Material provided:
========================
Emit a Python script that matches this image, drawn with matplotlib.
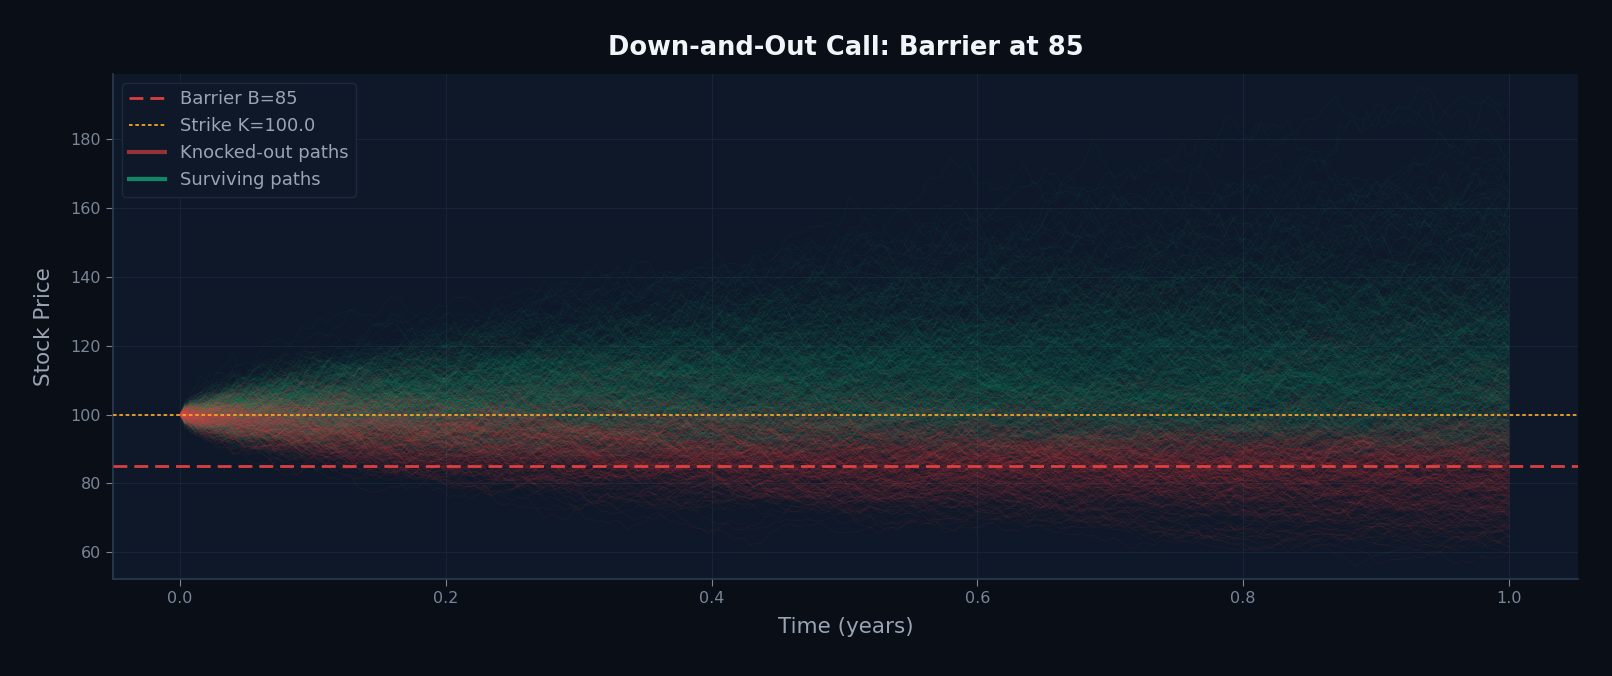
import numpy as np
import matplotlib
matplotlib.use("Agg")
import matplotlib.pyplot as plt
from matplotlib.lines import Line2D

# ---- parameters of the simulated chart ----
S0 = 100.0
barrier = 85
strike = 100.0
T = 1.0
r = 0.05
sigma = 0.2
n_steps = 252
n_paths = 1000
x_ticks = [0.0, 0.2, 0.4, 0.6, 0.8, 1.0]
y_ticks = [60, 80, 100, 120, 140, 160, 180]

# ---- Monte Carlo paths (seeded GBM, as in the original simulation) ----
rng = np.random.default_rng(42)
dt = T / n_steps
z = rng.standard_normal((n_paths, n_steps))
log_inc = (r - 0.5 * sigma ** 2) * dt + sigma * np.sqrt(dt) * z
paths = S0 * np.exp(np.concatenate([np.zeros((n_paths, 1)), np.cumsum(log_inc, axis=1)], axis=1))
t = np.linspace(0, T, n_steps + 1)
knocked = (paths <= barrier).any(axis=1)

FIG_BG = "#0a0e17"
AX_BG = "#0e1828"
TICK = "#7a8596"
LABEL = "#9aa4b2"
RED = "#ef4444"
GREEN = "#10b981"
ORANGE = "#f5a524"

fig = plt.figure(figsize=(16.12, 6.76), dpi=100, facecolor=FIG_BG)
ax = fig.add_axes([113 / 1612, 1 - 579 / 676, (1578 - 113) / 1612, (579 - 74) / 676])
ax.set_facecolor(AX_BG)

for p in paths[~knocked]:
    ax.plot(t, p, color=GREEN, alpha=0.05, lw=0.6)
for p in paths[knocked]:
    ax.plot(t, p, color=RED, alpha=0.075, lw=0.6)

ax.axhline(barrier, color=RED, ls=(0, (5, 2.5)), lw=2.0, alpha=0.9, zorder=5)
ax.axhline(strike, color=ORANGE, ls=(0, (2, 1.5)), lw=1.3, zorder=5)

ax.set_xlim(-0.0504, 1.0519)
ax.set_ylim(52.2, 199)
ax.set_xticks(x_ticks)
ax.set_yticks(y_ticks)
ax.tick_params(colors=TICK, labelsize=11.5, length=5)
for s in ["top", "right"]:
    ax.spines[s].set_visible(False)
for s in ["left", "bottom"]:
    ax.spines[s].set_color("#2a3a52")
    ax.spines[s].set_linewidth(1.2)
ax.grid(True, color="#1a283b", lw=0.8, alpha=0.8)
ax.set_axisbelow(True)

ax.set_xlabel("Time (years)", color=LABEL, fontsize=15.5, labelpad=8)
ax.set_ylabel("Stock Price", color=LABEL, fontsize=15.5, labelpad=12)
ax.set_title("Down-and-Out Call: Barrier at 85", color="#f1f5f9", fontsize=18.5,
             fontweight="bold", pad=14)

handles = [
    Line2D([], [], color=RED, ls=(0, (5, 2.5)), lw=2.0, alpha=0.9),
    Line2D([], [], color=ORANGE, ls=(0, (2, 1.5)), lw=1.3),
    Line2D([], [], color=RED, lw=3, alpha=0.6),
    Line2D([], [], color=GREEN, lw=3, alpha=0.7),
]
labels = [f"Barrier B={barrier}", f"Strike K={strike}", "Knocked-out paths", "Surviving paths"]
leg = ax.legend(handles, labels, loc="upper left", fontsize=13, facecolor=AX_BG,
                edgecolor="#1e2b3f", framealpha=0.9, labelcolor=LABEL)

fig.savefig("out.png", dpi=100, facecolor=FIG_BG)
========================
Directions: Go from the first line of the data above to the line containing "from matplotlib.lines import Line2D" and retype exactly those lines, both included, but none of the pictures.

Written response:
Emit a Python script that matches this image, drawn with matplotlib.
import numpy as np
import matplotlib
matplotlib.use("Agg")
import matplotlib.pyplot as plt
from matplotlib.lines import Line2D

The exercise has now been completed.